**WHAT TO PRODUCE**: Look at the data below and print exactly the lines from its first line through the line with "import plotly.graph_objects as go"; the pictures stay out of the copy.

**SOURCE MATERIAL**:
┌──

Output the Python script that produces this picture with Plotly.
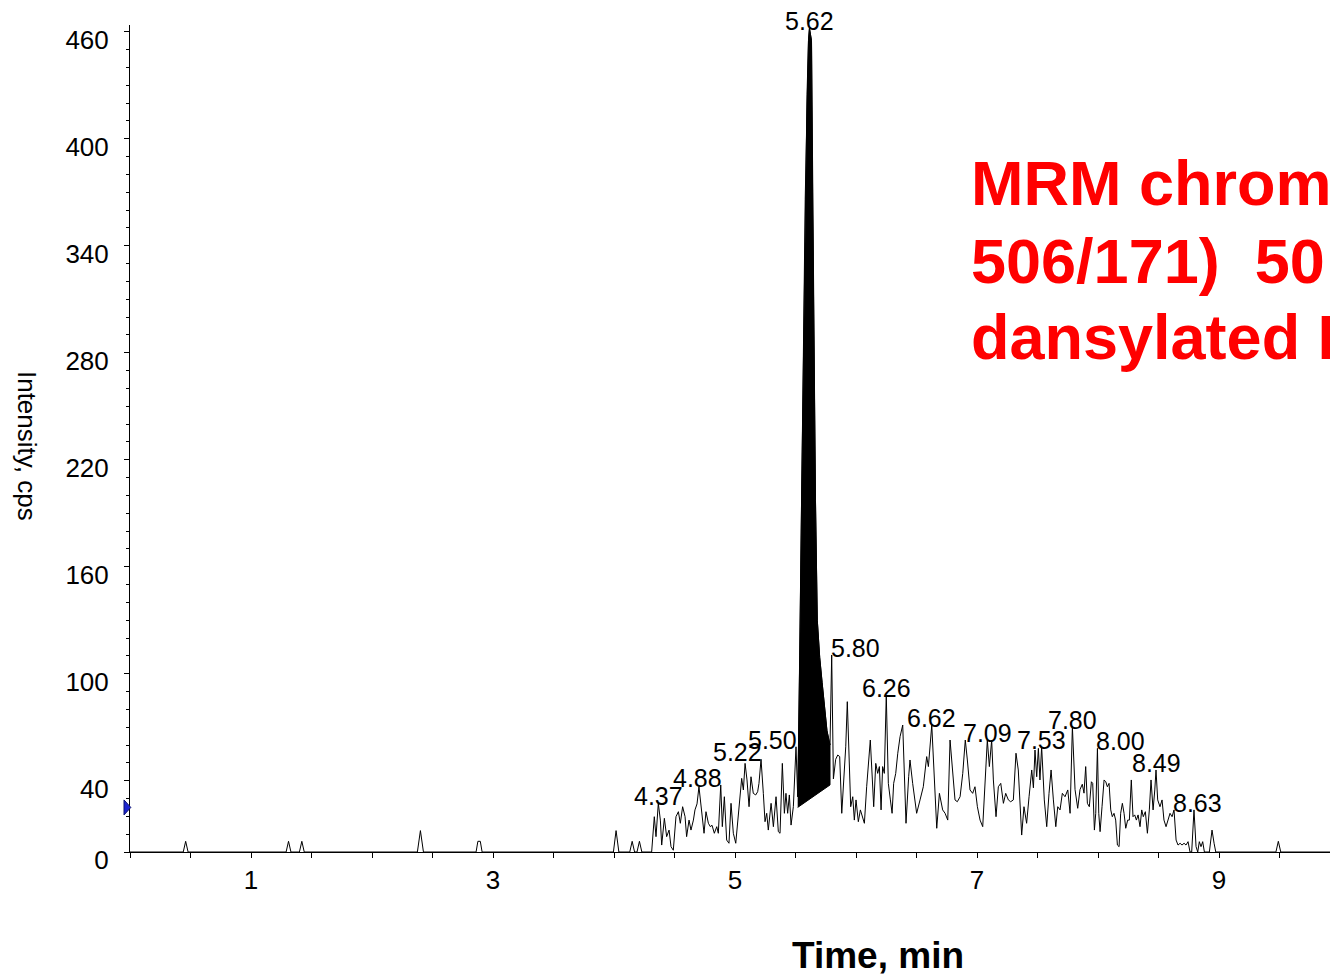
import plotly.graph_objects as go

# ---------------- data ----------------
time_min = [
    0.00, 0.44, 0.46, 0.48, 1.29, 1.31, 1.33, 1.40, 1.42, 1.44, 2.375, 2.40, 2.425,
    2.86, 2.875, 2.895, 2.91, 3.995, 4.017, 4.04, 4.13, 4.15, 4.17, 4.19, 4.21, 4.23, 4.311,
    4.333, 4.347, 4.366, 4.383, 4.394, 4.416, 4.435, 4.455, 4.471, 4.49, 4.512, 4.532,
    4.548, 4.567, 4.587, 4.60, 4.62, 4.636, 4.656, 4.669, 4.686, 4.702, 4.725, 4.744,
    4.76, 4.78, 4.796, 4.81, 4.829, 4.849, 4.862, 4.882, 4.895, 4.912, 4.931, 4.95,
    4.967, 4.986, 5.006, 5.022, 5.041, 5.055, 5.069, 5.083, 5.099, 5.116, 5.132, 5.151,
    5.171, 5.187, 5.198, 5.215, 5.234, 5.248,
    5.262, 5.275, 5.298, 5.317, 5.339, 5.358, 5.372, 5.391, 5.408, 5.421, 5.435, 5.449,
    5.463, 5.482, 5.504, 5.518,
    5.525, 5.535, 5.55, 5.565, 5.58, 5.595, 5.607, 5.615, 5.632, 5.642, 5.652, 5.665,
    5.68, 5.70, 5.72, 5.74, 5.76, 5.785, 5.799,
    5.813, 5.832, 5.849, 5.865, 5.882, 5.898, 5.915, 5.928, 5.942, 5.956, 5.973, 5.986,
    6.0, 6.019, 6.036, 6.052, 6.069, 6.088, 6.102, 6.118, 6.135, 6.146, 6.163, 6.179,
    6.193, 6.207, 6.22, 6.234, 6.25, 6.267, 6.284, 6.298, 6.311, 6.328, 6.345, 6.364,
    6.386, 6.413, 6.435, 6.446, 6.468, 6.501, 6.529, 6.556, 6.584, 6.598, 6.626, 6.645,
    6.667, 6.689, 6.716, 6.736, 6.758, 6.777, 6.799, 6.818, 6.837, 6.86, 6.882, 6.903,
    6.92, 6.942, 6.964, 6.983, 7.003, 7.025, 7.047, 7.066, 7.085, 7.102, 7.121, 7.135,
    7.157, 7.176, 7.196, 7.218, 7.237, 7.259, 7.278, 7.3, 7.322, 7.341, 7.355, 7.369,
    7.388, 7.41, 7.43, 7.452, 7.466, 7.479, 7.493, 7.507, 7.52, 7.534, 7.556, 7.576,
    7.595, 7.612, 7.631, 7.651, 7.667, 7.686, 7.705, 7.727, 7.75, 7.769, 7.788, 7.81,
    7.832, 7.851, 7.87, 7.884, 7.898, 7.912, 7.928, 7.945, 7.956, 7.97, 7.981, 7.995,
    8.006, 8.017, 8.033, 8.05, 8.064, 8.077, 8.091, 8.105, 8.118, 8.132, 8.146, 8.16,
    8.174, 8.187, 8.201, 8.215, 8.229, 8.245, 8.259, 8.275, 8.289, 8.303, 8.317, 8.331,
    8.347, 8.361, 8.374, 8.391, 8.408, 8.424, 8.438, 8.455, 8.469, 8.479, 8.493, 8.512,
    8.529, 8.545, 8.562, 8.579, 8.595, 8.612, 8.628, 8.645, 8.661, 8.678, 8.694, 8.711,
    8.727, 8.744, 8.76, 8.774, 8.793, 8.81, 8.824, 8.837, 8.851, 8.865, 8.879, 8.92,
    8.942, 8.959, 8.973, 9.47, 9.49, 9.51, 9.917,
]

intensity_cps = [
    0, 0, 6, 0, 0, 6, 0, 0, 6, 0, 0, 12, 0,
    0, 6, 6, 0, 0, 12, 0, 0, 6, 0, 0, 6, 0, 0,
    19.8, 8.6, 27.3, 17.9, 3.9, 18.9, 8.6, 12.3, 3.0, 1.0, 19.8, 22.6,
    16.1, 25.4, 19.8, 8.6, 17.9, 12.3, 17.9, 23.6, 27.0, 36.6, 19.8, 10.5,
    22.6, 16.1, 14.2, 15.0, 10.5, 14.2, 10.5, 37.6, 14.2, 31.0, 6.7, 4.9,
    27.3, 10.5, 4.9, 16.1, 27.3, 41.3, 34.8, 49.7, 40.4, 25.4, 42.2, 32.9,
    32.0, 33.8, 38.5, 52.0, 32.9, 17.0,
    21.7, 12.3, 27.3, 14.2, 31.0, 11.4, 10.5, 49.7, 21.7, 32.9, 21.7, 32.0,
    15.1, 25.4, 59.0, 31.0,
    60, 110, 197, 280, 366, 425, 455, 462, 455, 360, 280, 197,
    130, 109, 95, 80, 68, 60, 110.5,
    41.0, 52.0, 54.4, 53.5, 21.7, 40.4, 59.0, 84.3, 47.9, 25.4, 31.0, 17.9,
    29.2, 17.0, 23.6, 19.8, 16.1, 36.6, 51.6, 62.8, 40.4, 25.4, 49.7, 44.1,
    47.9, 23.6, 47.9, 44.1, 88.0, 38.5, 29.2, 21.7, 38.5, 44.1, 55.4, 64.7,
    71.2, 16.1, 42.2, 51.6, 38.5, 21.7, 29.2, 36.6, 53.5, 47.9, 71.2, 44.1,
    13.3, 32.9, 23.6, 21.7, 17.9, 62.8, 42.2, 29.2, 28.2, 31.0, 44.1, 62.8,
    51.6, 34.8, 32.9, 36.6, 25.4, 17.9, 14.2, 36.6, 62.8, 47.9, 62.8, 40.4,
    19.8, 36.6, 38.5, 27.3, 32.9, 29.2, 28.2, 29.2, 55.4, 46.0, 25.4, 9.5,
    25.4, 16.1, 31.0, 46.0, 36.0, 57.2, 42.2, 58.1, 40.4, 59.0, 29.2, 14.2,
    32.9, 46.0, 29.2, 14.2, 25.4, 23.6, 32.9, 31.0, 34.8, 21.7, 70.3, 35.0,
    24.5, 35.0, 38.0, 33.0, 47.9, 27.3, 25.4, 39.4, 38.5, 12.3, 21.7, 58.1,
    21.7, 11.4, 25.4, 40.4, 39.4, 36.6, 38.5, 23.6, 19.8, 21.7, 17.9, 3.9,
    3.0, 21.7, 27.3, 21.7, 13.3, 17.9, 17.9, 40.4, 19.8, 20.8, 17.9, 20.8,
    14.2, 23.6, 19.8, 22.6, 10.5, 23.6, 40.4, 23.6, 34.8, 46.0, 29.2, 25.4,
    29.2, 17.9, 14.2, 17.9, 21.7, 19.8, 23.6, 6.7, 3.9, 4.9, 3.9, 4.9,
    3.9, 5.8, 0, 0, 23.6, 3.0, 0, 5.8, 3.0, 5.8, 0, 0,
    12.3, 4.9, 0, 0, 6, 0, 0,
]

# integrated peak (filled) : start / end of the drawn baseline
peak_start_min = 5.518
peak_end_min = 5.785
peak_baseline_cps = [25.0, 37.6]

# retention-time marker on the intensity axis
marker_level = 25.0

# peak labels
label_text = ["4.37", "4.88", "5.22", "5.50", "5.62", "5.80", "6.26", "6.62",
              "7.09", "7.53", "7.80", "8.00", "8.49", "8.63"]
label_time = [4.366, 4.882, 5.215, 5.504, 5.615, 5.799, 6.25, 6.626,
              7.085, 7.534, 7.788, 7.995, 8.479, 8.628]
label_anchor = ["center", "right", "right", "right", "center", "left", "center", "center",
                "center", "center", "center", "left", "center", "left"]

y_tick_vals = [0, 40, 100, 160, 220, 280, 340, 400, 460]
y_tick_text = ["0", "40", "100", "160", "220", "280", "340", "400", "460"]
x_tick_vals = [0.5 * i for i in range(0, 20)]
x_tick_text = [("%d" % v) if (v == int(v) and int(v) % 2 == 1) else "" for v in x_tick_vals]

title_lines = ["MRM chromatogram (m/z", "506/171)\u00a0 50 pg", "dansylated E2"]

FONT = "Liberation Sans, Arial, Helvetica, sans-serif"
X_RANGE = [0, 9.917]
Y_RANGE = [0, 463.8]

# ---------------- figure ----------------
fig = go.Figure()

# filled integrated peak
fill_t = [t for t in time_min if peak_start_min <= t <= peak_end_min]
fill_v = [intensity_cps[i] for i, t in enumerate(time_min) if peak_start_min <= t <= peak_end_min]
fig.add_trace(go.Scatter(
    x=fill_t + [peak_end_min, peak_start_min],
    y=fill_v + [peak_baseline_cps[1], peak_baseline_cps[0]],
    mode="lines", fill="toself", fillcolor="black",
    line=dict(color="black", width=1), hoverinfo="skip", showlegend=False,
))

fig.add_trace(go.Scatter(
    x=time_min, y=intensity_cps, mode="lines",
    line=dict(color="black", width=1), showlegend=False,
))

# blue retention-time marker on the y axis (pixel-sized triangle, paper-anchored so it is not clipped)
fig.add_shape(
    type="path", xref="paper", yref="paper",
    xsizemode="pixel", ysizemode="pixel",
    xanchor=0, yanchor=(marker_level - Y_RANGE[0]) / (Y_RANGE[1] - Y_RANGE[0]),
    path="M -6 7.5 L 0.8 0 L -6 -7.5 Z",
    fillcolor="#1c24d0", line=dict(color="#0b1270", width=1), layer="above",
)

annotations = []
for txt, t, anc in zip(label_text, label_time, label_anchor):
    idx = min(range(len(time_min)), key=lambda i: abs(time_min[i] - t))
    xs = {"center": 0, "right": 3, "left": -3}[anc]
    annotations.append(dict(
        x=time_min[idx], y=intensity_cps[idx], xref="x", yref="y",
        text=txt, showarrow=False, xanchor=anc, yanchor="bottom",
        xshift=xs, yshift=-9, font=dict(family=FONT, size=25, color="black"),
    ))

annotations.append(dict(
    x=0.623, y=0, xref="paper", yref="paper", text="<b>Time, min</b>",
    showarrow=False, xanchor="center", yanchor="middle", yshift=-103,
    font=dict(family=FONT, size=37, color="black"),
))
annotations.append(dict(
    x=0, y=0.491, xref="paper", yref="paper", text="Intensity, cps",
    showarrow=False, xanchor="center", yanchor="middle", xshift=-103,
    textangle=90, font=dict(family=FONT, size=26, color="black"),
))
for line, yp in zip(title_lines, [0.809, 0.715, 0.623]):
    annotations.append(dict(
        x=0.6992, y=yp, xref="paper", yref="paper", text="<b>%s</b>" % line,
        showarrow=False, xanchor="left", yanchor="middle",
        font=dict(family=FONT, size=63, color="#ff0000"),
    ))

fig.update_layout(
    width=1330, height=975,
    margin=dict(l=130, r=0, t=25, b=123),
    paper_bgcolor="white", plot_bgcolor="white",
    annotations=annotations,
    xaxis=dict(
        range=X_RANGE, showgrid=False, zeroline=False,
        showline=True, linecolor="black", linewidth=1,
        ticks="outside", ticklen=5, tickwidth=1, tickcolor="black",
        tickmode="array", tickvals=x_tick_vals, ticktext=x_tick_text,
        tickfont=dict(family=FONT, size=26, color="black"),
    ),
    yaxis=dict(
        range=Y_RANGE, showgrid=False, zeroline=False,
        showline=True, linecolor="black", linewidth=1,
        ticks="outside", ticklen=5, tickwidth=1, tickcolor="black",
        tickmode="array", tickvals=y_tick_vals, ticktext=y_tick_text,
        ticklabelshift=8, ticklabelstandoff=10,
        minor=dict(dtick=10, tick0=0, ticks="outside", ticklen=3, tickcolor="black", showgrid=False),
        tickfont=dict(family=FONT, size=26, color="black"),
    ),
)

fig.write_html("out.html", config={"displayModeBar": False})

└──

**SOLUTION**:
Output the Python script that produces this picture with Plotly.
import plotly.graph_objects as go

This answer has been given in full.